# Problem statement
Give back, unchanged, the line with "Give me the Plotly source for this chart.", the line with "width=0.317))", and every line between them, and no other line.

Stored records
+===+

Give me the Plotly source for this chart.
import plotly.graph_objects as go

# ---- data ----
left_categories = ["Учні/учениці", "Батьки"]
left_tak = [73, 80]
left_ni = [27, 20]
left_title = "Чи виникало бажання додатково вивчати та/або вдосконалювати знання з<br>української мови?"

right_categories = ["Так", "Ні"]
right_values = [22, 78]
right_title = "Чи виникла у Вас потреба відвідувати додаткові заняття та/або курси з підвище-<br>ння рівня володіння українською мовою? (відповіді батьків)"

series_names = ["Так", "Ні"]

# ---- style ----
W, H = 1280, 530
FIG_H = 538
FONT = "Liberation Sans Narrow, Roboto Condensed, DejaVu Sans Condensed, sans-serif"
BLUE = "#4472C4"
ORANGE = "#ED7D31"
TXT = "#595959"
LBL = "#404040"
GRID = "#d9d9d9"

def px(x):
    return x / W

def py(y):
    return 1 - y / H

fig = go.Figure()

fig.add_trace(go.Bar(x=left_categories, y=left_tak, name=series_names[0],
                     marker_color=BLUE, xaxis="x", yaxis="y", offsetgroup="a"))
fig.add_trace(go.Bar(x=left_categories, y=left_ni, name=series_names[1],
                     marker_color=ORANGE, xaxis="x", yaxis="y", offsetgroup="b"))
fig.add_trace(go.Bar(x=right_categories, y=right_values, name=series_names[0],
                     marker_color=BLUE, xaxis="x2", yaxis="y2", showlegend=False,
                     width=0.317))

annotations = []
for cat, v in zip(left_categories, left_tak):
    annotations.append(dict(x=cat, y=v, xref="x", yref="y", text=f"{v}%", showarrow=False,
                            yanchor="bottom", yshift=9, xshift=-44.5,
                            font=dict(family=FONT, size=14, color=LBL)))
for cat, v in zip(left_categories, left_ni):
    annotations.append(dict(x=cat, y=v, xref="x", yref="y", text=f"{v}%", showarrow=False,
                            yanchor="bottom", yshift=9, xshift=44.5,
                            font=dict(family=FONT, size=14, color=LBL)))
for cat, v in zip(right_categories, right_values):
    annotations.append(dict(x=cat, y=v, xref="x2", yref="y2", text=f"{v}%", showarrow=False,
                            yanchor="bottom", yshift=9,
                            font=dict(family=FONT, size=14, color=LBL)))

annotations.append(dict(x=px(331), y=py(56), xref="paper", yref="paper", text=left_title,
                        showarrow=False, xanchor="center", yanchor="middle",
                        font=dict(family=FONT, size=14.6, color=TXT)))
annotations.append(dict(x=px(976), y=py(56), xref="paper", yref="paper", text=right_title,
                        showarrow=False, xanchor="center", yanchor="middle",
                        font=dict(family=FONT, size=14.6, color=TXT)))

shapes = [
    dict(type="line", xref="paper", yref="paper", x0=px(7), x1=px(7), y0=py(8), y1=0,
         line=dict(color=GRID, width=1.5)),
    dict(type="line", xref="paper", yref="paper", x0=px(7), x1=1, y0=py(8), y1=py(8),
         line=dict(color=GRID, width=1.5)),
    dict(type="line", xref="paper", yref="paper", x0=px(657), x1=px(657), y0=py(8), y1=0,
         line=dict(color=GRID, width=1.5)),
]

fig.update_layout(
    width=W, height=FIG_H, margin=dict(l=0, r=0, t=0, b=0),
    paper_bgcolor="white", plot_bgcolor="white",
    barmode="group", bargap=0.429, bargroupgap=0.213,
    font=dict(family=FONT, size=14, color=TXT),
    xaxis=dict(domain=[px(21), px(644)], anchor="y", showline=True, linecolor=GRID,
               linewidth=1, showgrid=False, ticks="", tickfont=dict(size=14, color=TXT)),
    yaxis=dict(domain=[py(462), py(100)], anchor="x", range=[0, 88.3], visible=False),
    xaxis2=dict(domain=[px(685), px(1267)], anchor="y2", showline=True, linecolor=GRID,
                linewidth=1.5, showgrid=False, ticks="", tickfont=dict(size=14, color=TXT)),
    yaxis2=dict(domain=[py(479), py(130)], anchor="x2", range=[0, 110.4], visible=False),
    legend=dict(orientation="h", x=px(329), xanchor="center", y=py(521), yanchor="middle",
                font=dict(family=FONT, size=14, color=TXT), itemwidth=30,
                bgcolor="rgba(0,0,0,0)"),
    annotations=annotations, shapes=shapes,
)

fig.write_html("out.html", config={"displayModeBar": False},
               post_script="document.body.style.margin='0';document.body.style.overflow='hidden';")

+===+

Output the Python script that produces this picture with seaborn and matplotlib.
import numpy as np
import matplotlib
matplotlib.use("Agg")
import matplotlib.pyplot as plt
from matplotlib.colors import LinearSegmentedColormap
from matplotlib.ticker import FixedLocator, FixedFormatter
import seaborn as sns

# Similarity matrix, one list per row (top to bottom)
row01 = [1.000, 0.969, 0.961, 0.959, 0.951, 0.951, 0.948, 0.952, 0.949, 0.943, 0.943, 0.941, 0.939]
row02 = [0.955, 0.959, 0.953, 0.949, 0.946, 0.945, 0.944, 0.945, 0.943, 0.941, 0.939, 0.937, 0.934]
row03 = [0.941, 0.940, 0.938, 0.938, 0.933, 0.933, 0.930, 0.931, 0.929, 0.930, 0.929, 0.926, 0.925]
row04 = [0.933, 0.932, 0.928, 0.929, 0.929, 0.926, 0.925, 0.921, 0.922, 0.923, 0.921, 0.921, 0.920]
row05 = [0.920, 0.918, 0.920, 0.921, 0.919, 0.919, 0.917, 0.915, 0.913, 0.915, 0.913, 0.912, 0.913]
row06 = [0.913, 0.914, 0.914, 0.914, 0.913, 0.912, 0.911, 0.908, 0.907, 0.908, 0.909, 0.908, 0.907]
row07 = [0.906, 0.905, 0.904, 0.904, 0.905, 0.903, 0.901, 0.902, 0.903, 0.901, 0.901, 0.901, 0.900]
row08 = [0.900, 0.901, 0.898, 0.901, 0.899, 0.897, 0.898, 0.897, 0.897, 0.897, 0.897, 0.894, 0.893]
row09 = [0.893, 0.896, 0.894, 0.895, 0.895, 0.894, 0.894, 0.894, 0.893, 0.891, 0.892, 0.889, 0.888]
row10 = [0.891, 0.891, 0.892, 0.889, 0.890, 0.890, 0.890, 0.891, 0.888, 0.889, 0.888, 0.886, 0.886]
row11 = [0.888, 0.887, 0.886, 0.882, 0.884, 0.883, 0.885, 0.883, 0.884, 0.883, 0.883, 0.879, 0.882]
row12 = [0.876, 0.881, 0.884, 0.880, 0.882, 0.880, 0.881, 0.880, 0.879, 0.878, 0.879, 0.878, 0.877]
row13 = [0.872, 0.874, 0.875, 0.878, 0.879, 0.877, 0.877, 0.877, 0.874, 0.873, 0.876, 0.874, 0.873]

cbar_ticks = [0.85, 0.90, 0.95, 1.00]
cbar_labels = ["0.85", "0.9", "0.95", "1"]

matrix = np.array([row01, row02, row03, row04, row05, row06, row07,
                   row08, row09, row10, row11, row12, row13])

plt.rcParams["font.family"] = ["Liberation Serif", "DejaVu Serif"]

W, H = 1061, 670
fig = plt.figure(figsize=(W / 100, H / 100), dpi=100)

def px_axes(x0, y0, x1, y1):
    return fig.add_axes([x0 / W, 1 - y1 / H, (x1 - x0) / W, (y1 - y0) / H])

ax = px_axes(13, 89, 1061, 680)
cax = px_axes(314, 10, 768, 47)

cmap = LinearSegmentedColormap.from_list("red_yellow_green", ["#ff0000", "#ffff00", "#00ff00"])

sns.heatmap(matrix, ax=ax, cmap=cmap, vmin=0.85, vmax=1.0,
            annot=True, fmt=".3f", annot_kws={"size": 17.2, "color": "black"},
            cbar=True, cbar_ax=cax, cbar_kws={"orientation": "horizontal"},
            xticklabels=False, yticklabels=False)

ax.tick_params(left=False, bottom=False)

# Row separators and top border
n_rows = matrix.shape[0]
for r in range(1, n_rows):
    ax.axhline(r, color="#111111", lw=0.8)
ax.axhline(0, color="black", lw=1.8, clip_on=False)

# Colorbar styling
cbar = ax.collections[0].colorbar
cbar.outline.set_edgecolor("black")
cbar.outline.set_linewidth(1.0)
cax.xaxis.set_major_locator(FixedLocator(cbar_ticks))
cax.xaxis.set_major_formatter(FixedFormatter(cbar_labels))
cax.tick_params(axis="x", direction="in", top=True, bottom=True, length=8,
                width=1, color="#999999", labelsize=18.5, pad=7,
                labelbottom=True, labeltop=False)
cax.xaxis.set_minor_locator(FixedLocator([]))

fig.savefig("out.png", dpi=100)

+===+

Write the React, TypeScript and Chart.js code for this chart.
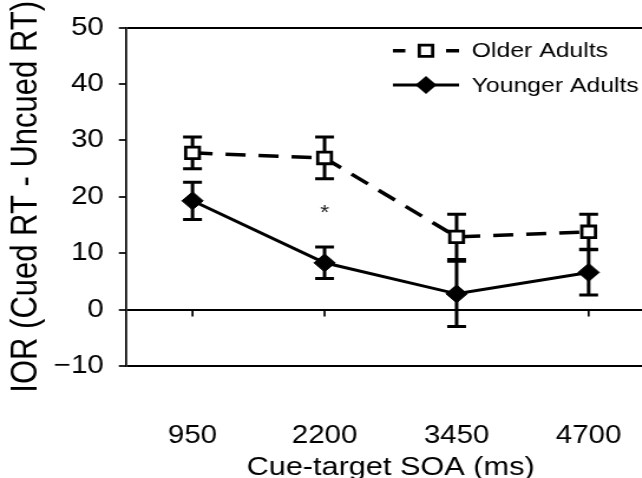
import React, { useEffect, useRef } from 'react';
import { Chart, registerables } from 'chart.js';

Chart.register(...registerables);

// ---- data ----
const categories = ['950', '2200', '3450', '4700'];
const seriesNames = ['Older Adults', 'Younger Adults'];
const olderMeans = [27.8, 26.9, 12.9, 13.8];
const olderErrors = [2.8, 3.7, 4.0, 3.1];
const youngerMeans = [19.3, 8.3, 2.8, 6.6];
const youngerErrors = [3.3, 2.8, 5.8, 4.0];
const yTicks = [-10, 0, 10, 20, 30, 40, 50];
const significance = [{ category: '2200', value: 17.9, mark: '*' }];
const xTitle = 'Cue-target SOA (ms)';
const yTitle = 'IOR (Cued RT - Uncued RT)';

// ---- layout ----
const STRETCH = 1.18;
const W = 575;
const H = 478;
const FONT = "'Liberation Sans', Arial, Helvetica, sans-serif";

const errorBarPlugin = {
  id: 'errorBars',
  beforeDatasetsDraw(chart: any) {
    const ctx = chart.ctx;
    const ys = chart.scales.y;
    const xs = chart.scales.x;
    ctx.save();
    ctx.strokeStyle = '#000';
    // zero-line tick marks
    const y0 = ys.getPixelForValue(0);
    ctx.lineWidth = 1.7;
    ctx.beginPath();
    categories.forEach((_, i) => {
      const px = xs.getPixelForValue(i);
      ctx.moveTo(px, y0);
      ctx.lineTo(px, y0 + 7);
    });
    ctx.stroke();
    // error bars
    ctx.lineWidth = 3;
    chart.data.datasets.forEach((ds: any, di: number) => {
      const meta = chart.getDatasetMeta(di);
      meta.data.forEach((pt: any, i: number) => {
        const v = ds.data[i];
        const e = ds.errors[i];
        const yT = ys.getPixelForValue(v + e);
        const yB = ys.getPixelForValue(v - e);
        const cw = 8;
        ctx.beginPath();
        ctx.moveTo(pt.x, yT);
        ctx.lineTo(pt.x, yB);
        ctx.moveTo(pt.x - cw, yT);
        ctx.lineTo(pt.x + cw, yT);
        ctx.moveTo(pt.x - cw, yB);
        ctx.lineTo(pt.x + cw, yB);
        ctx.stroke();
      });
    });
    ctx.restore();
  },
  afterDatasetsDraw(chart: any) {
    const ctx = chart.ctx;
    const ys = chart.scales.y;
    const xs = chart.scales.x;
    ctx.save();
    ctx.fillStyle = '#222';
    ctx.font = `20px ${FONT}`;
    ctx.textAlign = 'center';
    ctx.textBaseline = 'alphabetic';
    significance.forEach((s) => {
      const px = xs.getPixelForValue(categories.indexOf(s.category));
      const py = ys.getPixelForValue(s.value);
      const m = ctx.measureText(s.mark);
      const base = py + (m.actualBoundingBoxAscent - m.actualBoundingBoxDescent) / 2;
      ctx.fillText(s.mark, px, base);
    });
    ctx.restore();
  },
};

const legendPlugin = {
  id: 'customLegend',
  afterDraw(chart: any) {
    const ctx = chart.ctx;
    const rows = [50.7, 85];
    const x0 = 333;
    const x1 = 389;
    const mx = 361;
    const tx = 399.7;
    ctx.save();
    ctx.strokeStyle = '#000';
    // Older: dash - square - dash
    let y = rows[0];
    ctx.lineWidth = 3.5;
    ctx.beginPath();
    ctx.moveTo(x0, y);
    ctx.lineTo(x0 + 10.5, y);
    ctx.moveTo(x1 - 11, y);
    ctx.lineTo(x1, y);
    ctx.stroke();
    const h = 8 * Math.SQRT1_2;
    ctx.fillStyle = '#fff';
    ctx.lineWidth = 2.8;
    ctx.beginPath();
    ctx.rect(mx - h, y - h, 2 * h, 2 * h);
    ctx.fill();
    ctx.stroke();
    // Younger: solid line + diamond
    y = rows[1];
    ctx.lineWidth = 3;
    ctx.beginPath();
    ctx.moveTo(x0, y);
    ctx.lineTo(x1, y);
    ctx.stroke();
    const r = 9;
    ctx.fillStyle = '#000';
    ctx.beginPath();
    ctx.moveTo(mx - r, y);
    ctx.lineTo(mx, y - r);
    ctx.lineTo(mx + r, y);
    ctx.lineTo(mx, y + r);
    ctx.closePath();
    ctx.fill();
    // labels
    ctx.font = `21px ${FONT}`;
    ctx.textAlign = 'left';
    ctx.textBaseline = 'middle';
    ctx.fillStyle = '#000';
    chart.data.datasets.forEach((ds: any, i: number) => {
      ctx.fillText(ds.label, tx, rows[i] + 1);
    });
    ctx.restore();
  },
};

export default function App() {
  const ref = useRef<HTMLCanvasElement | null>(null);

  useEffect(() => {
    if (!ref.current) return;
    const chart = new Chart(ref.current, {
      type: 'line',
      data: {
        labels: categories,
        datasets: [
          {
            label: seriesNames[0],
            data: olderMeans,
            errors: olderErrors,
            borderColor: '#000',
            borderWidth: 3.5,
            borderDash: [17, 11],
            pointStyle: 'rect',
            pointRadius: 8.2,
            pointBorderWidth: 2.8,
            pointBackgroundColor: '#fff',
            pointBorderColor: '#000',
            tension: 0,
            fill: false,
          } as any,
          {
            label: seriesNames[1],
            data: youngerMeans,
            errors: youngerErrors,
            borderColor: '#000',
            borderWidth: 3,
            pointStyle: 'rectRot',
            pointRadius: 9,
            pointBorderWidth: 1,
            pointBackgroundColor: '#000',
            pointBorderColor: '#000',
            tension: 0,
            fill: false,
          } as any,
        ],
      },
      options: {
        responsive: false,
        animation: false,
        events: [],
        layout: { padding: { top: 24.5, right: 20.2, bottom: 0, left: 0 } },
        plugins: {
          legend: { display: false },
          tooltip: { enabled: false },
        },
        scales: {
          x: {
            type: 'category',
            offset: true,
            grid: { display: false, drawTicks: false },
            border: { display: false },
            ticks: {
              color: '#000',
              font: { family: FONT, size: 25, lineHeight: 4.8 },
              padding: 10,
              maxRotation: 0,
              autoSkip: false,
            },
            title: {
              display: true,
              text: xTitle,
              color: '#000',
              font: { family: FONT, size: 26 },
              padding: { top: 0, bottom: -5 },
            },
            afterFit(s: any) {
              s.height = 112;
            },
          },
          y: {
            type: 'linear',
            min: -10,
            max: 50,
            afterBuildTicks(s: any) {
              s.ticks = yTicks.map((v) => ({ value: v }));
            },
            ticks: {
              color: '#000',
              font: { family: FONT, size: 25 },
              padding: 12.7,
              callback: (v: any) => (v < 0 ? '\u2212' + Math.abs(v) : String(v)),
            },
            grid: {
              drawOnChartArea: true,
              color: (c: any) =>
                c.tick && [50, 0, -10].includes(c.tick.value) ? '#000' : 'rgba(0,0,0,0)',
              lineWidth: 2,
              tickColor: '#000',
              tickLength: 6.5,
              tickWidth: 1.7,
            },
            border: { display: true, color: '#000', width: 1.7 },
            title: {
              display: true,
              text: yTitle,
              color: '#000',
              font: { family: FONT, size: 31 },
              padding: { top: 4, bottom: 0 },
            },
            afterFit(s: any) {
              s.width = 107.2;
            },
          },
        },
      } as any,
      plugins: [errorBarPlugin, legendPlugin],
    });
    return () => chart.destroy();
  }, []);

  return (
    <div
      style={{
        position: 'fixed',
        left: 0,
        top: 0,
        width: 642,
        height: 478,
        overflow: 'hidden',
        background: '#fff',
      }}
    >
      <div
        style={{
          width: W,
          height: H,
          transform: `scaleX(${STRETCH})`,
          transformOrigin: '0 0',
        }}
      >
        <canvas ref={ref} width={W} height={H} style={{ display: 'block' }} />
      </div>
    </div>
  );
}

+===+

# Written solution
Give me the Plotly source for this chart.
import plotly.graph_objects as go

# ---- data ----
left_categories = ["Учні/учениці", "Батьки"]
left_tak = [73, 80]
left_ni = [27, 20]
left_title = "Чи виникало бажання додатково вивчати та/або вдосконалювати знання з<br>української мови?"

right_categories = ["Так", "Ні"]
right_values = [22, 78]
right_title = "Чи виникла у Вас потреба відвідувати додаткові заняття та/або курси з підвище-<br>ння рівня володіння українською мовою? (відповіді батьків)"

series_names = ["Так", "Ні"]

# ---- style ----
W, H = 1280, 530
FIG_H = 538
FONT = "Liberation Sans Narrow, Roboto Condensed, DejaVu Sans Condensed, sans-serif"
BLUE = "#4472C4"
ORANGE = "#ED7D31"
TXT = "#595959"
LBL = "#404040"
GRID = "#d9d9d9"

def px(x):
    return x / W

def py(y):
    return 1 - y / H

fig = go.Figure()

fig.add_trace(go.Bar(x=left_categories, y=left_tak, name=series_names[0],
                     marker_color=BLUE, xaxis="x", yaxis="y", offsetgroup="a"))
fig.add_trace(go.Bar(x=left_categories, y=left_ni, name=series_names[1],
                     marker_color=ORANGE, xaxis="x", yaxis="y", offsetgroup="b"))
fig.add_trace(go.Bar(x=right_categories, y=right_values, name=series_names[0],
                     marker_color=BLUE, xaxis="x2", yaxis="y2", showlegend=False,
                     width=0.317))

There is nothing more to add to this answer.